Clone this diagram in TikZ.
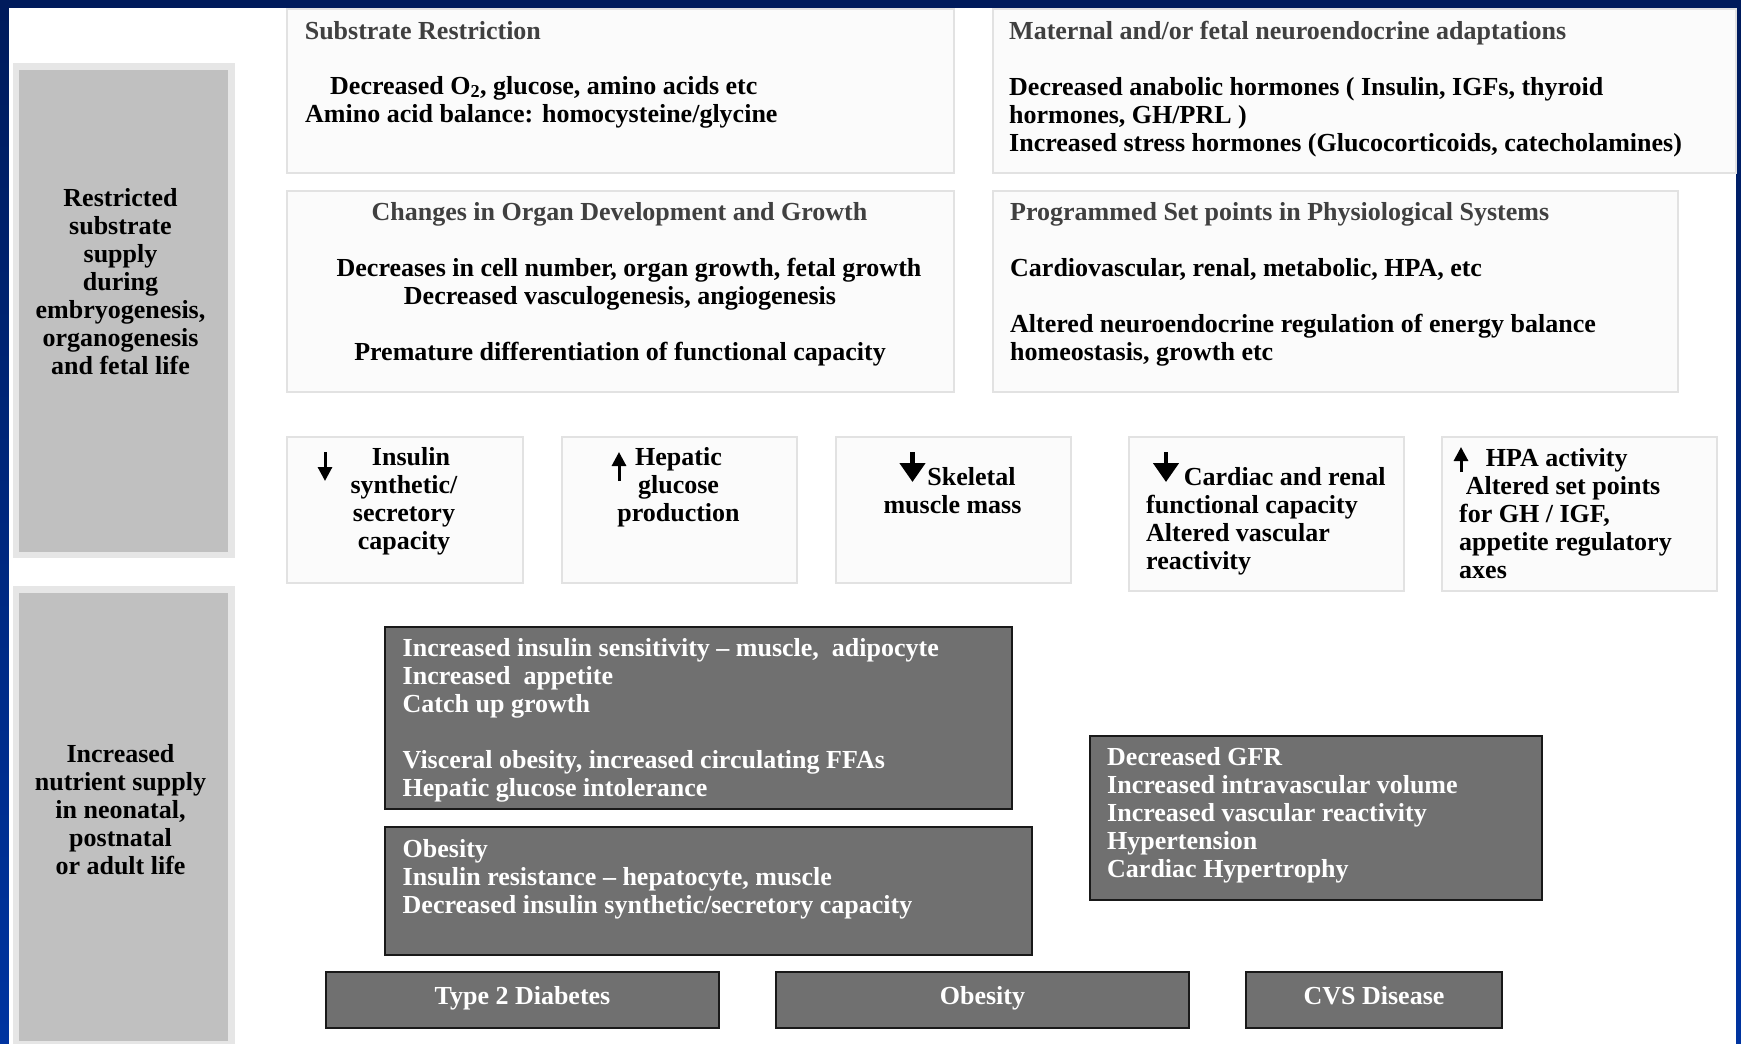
\documentclass[tikz,border=0pt]{standalone}
\usepackage{fontspec}
\setmainfont{Liberation Serif}
\usetikzlibrary{arrows.meta}

\definecolor{navy}{RGB}{0,27,92}
\definecolor{royal}{RGB}{0,52,160}
\definecolor{boxline}{RGB}{226,226,226}
\definecolor{boxfill}{RGB}{251,251,251}
\definecolor{panelout}{RGB}{230,230,230}
\definecolor{panelin}{RGB}{192,192,192}
\definecolor{darkfill}{RGB}{112,112,112}
\definecolor{headgray}{RGB}{64,64,64}

\tikzset{
  lightbox/.style={draw=boxline, fill=boxfill, line width=1.5pt, inner sep=0pt, anchor=north west},
  darkbox/.style={draw=black!90, fill=darkfill, line width=2pt, inner sep=0pt, anchor=north west},
  panel/.style={draw=panelout, fill=panelin, line width=6.5pt, inner sep=0pt, anchor=north west},
  txt/.style={font=\fontsize{26}{28}\selectfont\bfseries, inner sep=0pt},
  head/.style={txt, text=headgray},
  body/.style={txt, text=black},
  wbody/.style={txt, text=white},
  outcome/.style={darkbox, txt, text=white, text height=18pt, text depth=10pt},
  thinarr/.style={line width=3pt, -{Triangle[length=14pt,width=14pt]}},
  fatarr/.style={line width=4.5pt, -{Triangle[length=19pt,width=25pt]}},
}

\begin{document}
\begin{tikzpicture}[x=1pt, y=-1pt]
\useasboundingbox (0,0) rectangle (1741,1044);
\fill[top color=navy, bottom color=royal] (0,0) rectangle (1741,1044);
\fill[white] (9,8) rectangle (1736,1044);

\node[panel, minimum width=215.5pt, minimum height=488.5pt] (restr) at (12.5,63) {};
\node[panel, minimum width=215.5pt, minimum height=455pt] (incr) at (12.5,586) {};
\node[body, align=center, anchor=base] (restrT) at (120.5,374.7)
  {Restricted\\substrate\\supply\\during\\embryogenesis,\\organogenesis\\and fetal life};
\node[body, align=center, anchor=base] (incrT) at (120.5,874)
  {Increased\\nutrient supply\\in neonatal,\\postnatal\\or adult life};

\node[lightbox, minimum width=667pt, minimum height=164pt] (subs) at (286,8) {};
\node[lightbox, minimum width=743pt, minimum height=164pt] (neuro) at (992,8) {};
\node[lightbox, minimum width=667pt, minimum height=201pt] (organ) at (286,190) {};
\node[lightbox, minimum width=685pt, minimum height=201pt] (setpt) at (992,190) {};

\node[head, anchor=base west] (subsH) at (304.6,39) {Substrate Restriction};
\node[body, align=left, anchor=base west] (subsB) at (305,122)
  {\hspace*{25pt}Decreased O\textsubscript{2}, glucose, amino acids etc\\
   Amino acid balance: homocysteine/glycine};
\node[head, anchor=base west] (neuroH) at (1009,39) {Maternal and/or fetal neuroendocrine adaptations};
\node[body, align=left, anchor=base west] (neuroB) at (1009,151)
  {Decreased anabolic hormones ( Insulin, IGFs, thyroid\\
   hormones, GH/PRL )\\
   Increased stress hormones (Glucocorticoids, catecholamines)};
\node[head, anchor=base] (organH) at (619.5,220.7) {Changes in Organ Development and Growth};
\node[body, align=center, anchor=base] (organB) at (620,360)
  {\hspace*{18pt}Decreases in cell number, organ growth, fetal growth\\
   Decreased vasculogenesis, angiogenesis\\[28pt]
   Premature differentiation of functional capacity};
\node[head, anchor=base west] (setptH) at (1010,220) {Programmed Set points in Physiological Systems};
\node[body, align=left, anchor=base west] (setptB) at (1010,360)
  {Cardiovascular, renal, metabolic, HPA, etc\\[28pt]
   Altered neuroendocrine regulation of energy balance\\
   homeostasis, growth etc};

\node[lightbox, minimum width=236pt, minimum height=146pt] (ins) at (286,436) {};
\node[lightbox, minimum width=235pt, minimum height=146pt] (hep) at (561,436) {};
\node[lightbox, minimum width=235pt, minimum height=146pt] (skel) at (835,436) {};
\node[lightbox, minimum width=275pt, minimum height=154pt] (card) at (1128,436) {};
\node[lightbox, minimum width=275pt, minimum height=154pt] (hpa) at (1441,436) {};

\node[body, align=center, anchor=base] (insT) at (404,549.7)
  {\hspace*{14pt}Insulin\\synthetic/\\secretory\\capacity};
\node[body, align=center, anchor=base] (hepT) at (678.5,521.7)
  {Hepatic\\glucose\\production};
\node[body, align=center, anchor=base] (skelT) at (952.5,513)
  {\hspace*{38pt}Skeletal\\muscle mass};
\node[body, align=left, anchor=base west] (cardT) at (1146,569)
  {\hspace*{37.6pt}Cardiac and renal\\functional capacity\\Altered vascular\\reactivity};
\node[body, align=left, anchor=base west] (hpaT) at (1459,578.5)
  {\hspace*{26.6pt}HPA activity\\\hspace*{6.6pt}Altered set points\\for GH / IGF,\\appetite regulatory\\axes};

\draw[thinarr] ([shift={(39,16)}]ins.north west) -- ++(0,29);
\draw[thinarr] ([shift={(58,45)}]hep.north west) -- ++(0,-29);
\draw[fatarr] ([shift={(77.5,16)}]skel.north west) -- ++(0,30);
\draw[fatarr] ([shift={(38,16)}]card.north west) -- ++(0,30);
\draw[thinarr] ([shift={(20,36)}]hpa.north west) -- ++(0,-25);

\node[darkbox, minimum width=627pt, minimum height=182pt] (sens) at (384,626) {};
\node[darkbox, minimum width=647pt, minimum height=128pt] (obes) at (384,826) {};
\node[darkbox, minimum width=452pt, minimum height=164pt] (cvs) at (1089,735) {};

\node[wbody, align=left, anchor=base west] (sensT) at (402.5,796.5)
  {Increased insulin sensitivity -- muscle,\ \ adipocyte\\
   Increased\ \ appetite\\
   Catch up growth\\[28pt]
   Visceral obesity, increased circulating FFAs\\
   Hepatic glucose intolerance};
\node[wbody, align=left, anchor=base west] (obesT) at (402.5,913.4)
  {Obesity\\
   Insulin resistance -- hepatocyte, muscle\\
   Decreased insulin synthetic/secretory capacity};
\node[wbody, align=left, anchor=base west] (cvsT) at (1107,877)
  {Decreased GFR\\
   Increased intravascular volume\\
   Increased vascular reactivity\\
   Hypertension\\
   Cardiac Hypertrophy};

\node[outcome, minimum width=393pt, minimum height=56pt] (t2d) at (325,971) {Type 2 Diabetes};
\node[outcome, minimum width=413pt, minimum height=56pt] (ob) at (775,971) {Obesity};
\node[outcome, minimum width=256pt, minimum height=56pt] (cvsd) at (1245,971) {CVS Disease};
\end{tikzpicture}
\end{document}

» WHAT YOU ARE ASKED TO DO:
Leave out the pictures and repeat the lines from the start of the material through the line with "supply\\in neonatal,\\postnatal\\or adult", inclusive.

» THE RESPONSE:
Clone this diagram in TikZ.
\documentclass[tikz,border=0pt]{standalone}
\usepackage{fontspec}
\setmainfont{Liberation Serif}
\usetikzlibrary{arrows.meta}

\definecolor{navy}{RGB}{0,27,92}
\definecolor{royal}{RGB}{0,52,160}
\definecolor{boxline}{RGB}{226,226,226}
\definecolor{boxfill}{RGB}{251,251,251}
\definecolor{panelout}{RGB}{230,230,230}
\definecolor{panelin}{RGB}{192,192,192}
\definecolor{darkfill}{RGB}{112,112,112}
\definecolor{headgray}{RGB}{64,64,64}

\tikzset{
  lightbox/.style={draw=boxline, fill=boxfill, line width=1.5pt, inner sep=0pt, anchor=north west},
  darkbox/.style={draw=black!90, fill=darkfill, line width=2pt, inner sep=0pt, anchor=north west},
  panel/.style={draw=panelout, fill=panelin, line width=6.5pt, inner sep=0pt, anchor=north west},
  txt/.style={font=\fontsize{26}{28}\selectfont\bfseries, inner sep=0pt},
  head/.style={txt, text=headgray},
  body/.style={txt, text=black},
  wbody/.style={txt, text=white},
  outcome/.style={darkbox, txt, text=white, text height=18pt, text depth=10pt},
  thinarr/.style={line width=3pt, -{Triangle[length=14pt,width=14pt]}},
  fatarr/.style={line width=4.5pt, -{Triangle[length=19pt,width=25pt]}},
}

\begin{document}
\begin{tikzpicture}[x=1pt, y=-1pt]
\useasboundingbox (0,0) rectangle (1741,1044);
\fill[top color=navy, bottom color=royal] (0,0) rectangle (1741,1044);
\fill[white] (9,8) rectangle (1736,1044);

\node[panel, minimum width=215.5pt, minimum height=488.5pt] (restr) at (12.5,63) {};
\node[panel, minimum width=215.5pt, minimum height=455pt] (incr) at (12.5,586) {};
\node[body, align=center, anchor=base] (restrT) at (120.5,374.7)
  {Restricted\\substrate\\supply\\during\\embryogenesis,\\organogenesis\\and fetal life};
\node[body, align=center, anchor=base] (incrT) at (120.5,874)
  {Increased\\nutrient supply\\in neonatal,\\postnatal\\or adult life};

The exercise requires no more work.